Once completed, the Lobito Refinery will produce up to 200,000 barrels of refined crude oil per day. This is enough to satisfy Angola's domestic energy needs, according to officials, and will allow the country to produce a greater quantity of high-demand fuels for export, including gasoline, diesel, liquefied petroleum gas, and jet fuel A1.
Sonangol will hold a 30% stake in the facility, with the remaining equity to be held by private and foreign investors. The country of Zambia, which will be directly connected to the pipeline, will own a 15% share in the refinery.
Under the terms of the MoU between Sonangol and CNCEC, both parties will be required to raise the requisite financing for the project. While a construction contract has yet to be awarded, it remains possible if not probable that the Chinese engineering company could be awarded the opportunity to develop the facility.
Chinese investment comes as Sonangol, which is tasked with stewardship over Angola's vast subsurface energy resources, has embarked on a capital project investment spree unmatched in Angolan corporate history.
Sonangol is currently developing a refinery in the northern Angolan city of Soyo capable of producing up to 100,000 barrels of crude per day. With a price tag of $4 billion, the Soyo project is expected to become the largest-ever investment in Angola. The deal's lead partner is a subsidiary of American oil company Chevron. At the same time, Sonangol is constructing another refinery in Cabinda that officials say will be equipped to refine some 60,000 barrels every day.
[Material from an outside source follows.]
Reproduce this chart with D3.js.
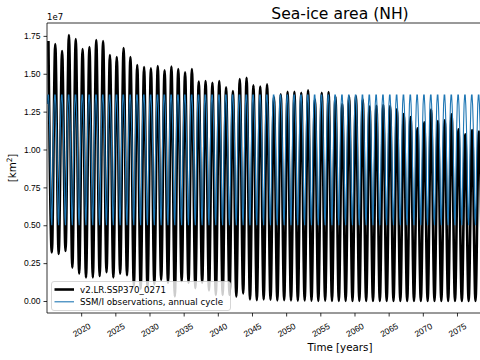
<!DOCTYPE html>
<html><head><meta charset="utf-8">
<script src="https://cdn.jsdelivr.net/npm/d3@7"></script>
<style>body{margin:0;background:#fff} svg{display:block;font-family:"DejaVu Sans",sans-serif}</style>
</head><body><svg id="c" width="480" height="360"></svg>
<script>
// ---- data (units: km^2) ----
const years = d3.range(2015, 2079);
// annual maximum (March) of model sea-ice area, in 1e7 km^2
const modelMax = [1.716,1.696,1.650,1.756,1.729,1.663,1.677,1.723,1.716,1.624,
  1.611,1.670,1.611,1.558,1.545,1.536,1.551,1.523,1.547,1.531,
  1.510,1.531,1.448,1.452,1.441,1.452,1.411,1.386,1.465,1.474,
  1.424,1.415,1.430,1.345,1.364,1.381,1.381,1.375,1.391,1.330,
  1.375,1.380,1.350,1.300,1.349,1.353,1.330,1.283,1.289,1.294,
  1.287,1.265,1.234,1.214,1.140,1.180,1.263,1.188,1.193,1.232,
  1.133,1.100,1.129,1.118];
// annual minimum (September) of model sea-ice area, in 1e7 km^2
const modelMin = [0.320,0.310,0.330,0.220,0.180,0.155,0.156,0.165,0.190,0.155,
  0.180,0.170,0.100,0.080,0.090,0.110,0.140,0.120,0.030,0.130,
  0.120,0.085,0.120,0.070,0.040,0.040,0.040,0.030,0.050,0.010,
  0.005,0.010,0.008,0.004,0.006,0.003,0.002,0.004,0.002,0.001,
  0.002,0.001,0.001,0.001,0.000,0.001,0.000,0.000,0.000,0.000,
  0.000,0.000,0.000,0.000,0.000,0.000,0.000,0.000,0.000,0.000,
  0.000,0.000,0.000,0.000];
// SSM/I observed monthly climatology (Jan..Dec), in 1e7 km^2
const obsMonths = ["Jan","Feb","Mar","Apr","May","Jun","Jul","Aug","Sep","Oct","Nov","Dec"];
const obsCycle = [1.30,1.36,1.36,1.29,1.17,1.00,0.75,0.55,0.50,0.65,0.93,1.15];
const xTickYears = [2020, 2025, 2030, 2035, 2040, 2045, 2050, 2055, 2060, 2065, 2070, 2075];
const yTickVals = [0, 0.25, 0.5, 0.75, 1.0, 1.25, 1.5, 1.75];
const seriesNames = ["v2.LR.SSP370_0271", "SSM/I observations, annual cycle"];
const seriesColors = ["#000000", "#1f77b4"];

// ---- layout ----
const svg = d3.select("#c");
const L = 47, T = 23, B = 313, Rfull = 633;
const x = d3.scaleLinear().domain([2015, 2100.76]).range([L, Rfull]);
const y = d3.scaleLinear().domain([-0.0792, 1.835]).range([B, T]);

svg.append("clipPath").attr("id","clip").append("rect")
  .attr("x", L).attr("y", T).attr("width", Rfull - L).attr("height", B - T);

const plot = svg.append("g").attr("clip-path","url(#clip)");

// model series
const modelPts = [];
years.forEach((yr, i) => {
  modelPts.push({t: yr + 2.5/12, v: modelMax[i]});
  modelPts.push({t: yr + 8.5/12, v: modelMin[i]});
});
const line = d3.line().x(d => x(d.t)).y(d => y(d.v)).curve(d3.curveMonotoneX);
plot.append("path").datum(modelPts).attr("d", line)
  .attr("fill","none").attr("stroke", seriesColors[0]).attr("stroke-width", 2.6)
  .attr("stroke-linejoin","round");

// obs annual cycle repeated
const obsPts = [];
years.concat([2079]).forEach(yr => {
  obsCycle.forEach((v, m) => obsPts.push({t: yr + (m + 0.5)/12, v}));
});
plot.append("path").datum(obsPts).attr("d", d3.line().x(d => x(d.t)).y(d => y(d.v)))
  .attr("fill","none").attr("stroke", seriesColors[1]).attr("stroke-width", 1.1);

// axes
const xAxis = d3.axisBottom(x).tickValues(xTickYears).tickFormat(d3.format("d")).tickSize(3.5).tickPadding(3);
const gx = svg.append("g").attr("transform", `translate(0,${B})`).call(xAxis);
gx.select(".domain").remove();
gx.selectAll("text").attr("font-size", 8.5).attr("fill","#000")
  .attr("text-anchor","middle").attr("dy", null).attr("y", null)
  .attr("dominant-baseline","central")
  .attr("transform", "translate(0,17) rotate(-30)");
gx.selectAll("line").attr("stroke","#000").attr("stroke-width",0.8);

const yAxis = d3.axisLeft(y).tickValues(yTickVals).tickFormat(d3.format(".2f")).tickSize(3.5).tickPadding(3);
const gy = svg.append("g").attr("transform", `translate(${L},0)`).call(yAxis);
gy.select(".domain").remove();
gy.selectAll("text").attr("font-size", 8.5).attr("fill","#000");
gy.selectAll("line").attr("stroke","#000").attr("stroke-width",0.8);

// spines
svg.append("line").attr("x1",L).attr("x2",L).attr("y1",T).attr("y2",B).attr("stroke","#000").attr("stroke-width",0.8);
svg.append("line").attr("x1",L).attr("x2",Rfull).attr("y1",B).attr("y2",B).attr("stroke","#000").attr("stroke-width",0.8);
svg.append("line").attr("x1",L).attr("x2",Rfull).attr("y1",T).attr("y2",T).attr("stroke","#000").attr("stroke-width",0.8);

// offset text
svg.append("text").attr("x", L).attr("y", 20).attr("font-size", 8.5).text("1e7");

// title & labels
svg.append("text").attr("x", (L + Rfull)/2).attr("y", 19).attr("text-anchor","middle")
  .attr("font-size", 15.6).text("Sea-ice area (NH)");
svg.append("text").attr("x", (L + Rfull)/2).attr("y", 351).attr("text-anchor","middle")
  .attr("font-size", 10.3).text("Time [years]");
const yl = svg.append("text").attr("transform", `translate(16,${(T+B)/2}) rotate(-90)`)
  .attr("text-anchor","middle").attr("font-size", 10.3);
yl.append("tspan").text("[km");
yl.append("tspan").attr("dy", -4).attr("font-size", 7.3).text("2");
yl.append("tspan").attr("dy", 4).text("]");

// legend
const lg = svg.append("g");
lg.append("rect").attr("x", 51.5).attr("y", 281.5).attr("width", 179).attr("height", 29).attr("rx", 2.5)
  .attr("fill","#fff").attr("fill-opacity",0.8).attr("stroke","#cccccc").attr("stroke-width",0.8);
const lw = [2.6, 1.1];
seriesNames.forEach((nm, i) => {
  const yy = 289.5 + i * 12.3;
  lg.append("line").attr("x1", 54.5).attr("x2", 74).attr("y1", yy).attr("y2", yy)
    .attr("stroke", seriesColors[i]).attr("stroke-width", lw[i]);
  lg.append("text").attr("x", 80).attr("y", yy + 3).attr("font-size", 8.7).text(nm);
});
</script></body></html>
The impetus behind this building spree is two-fold.
One the one hand, Angola has increasingly sought to become energy self-sufficient, particularly in the face of volatility in the global energy market that has roiled domestic economies and contributed to inflation in the United States and the European Union. Sonangol's upgraded capacity, officials said, will allow Angola to better establish itself as sub-Saharan Africa's energy hub and improve its ability to satiate its own energy needs and meet those of countries across the African continent.
At the same time, Sonangol has sought private investment for the first time in its nearly half-century existence. State-owned enterprises can often suffer from inefficiencies, growing sclerotic over time. To keep Sonangol dynamic as the global energy market continues to evolve, Angolan officials have sought to inject private investment into its corporate structure. The Angolan state aims to divest itself of 30% of Sonangol's total equity by 2026.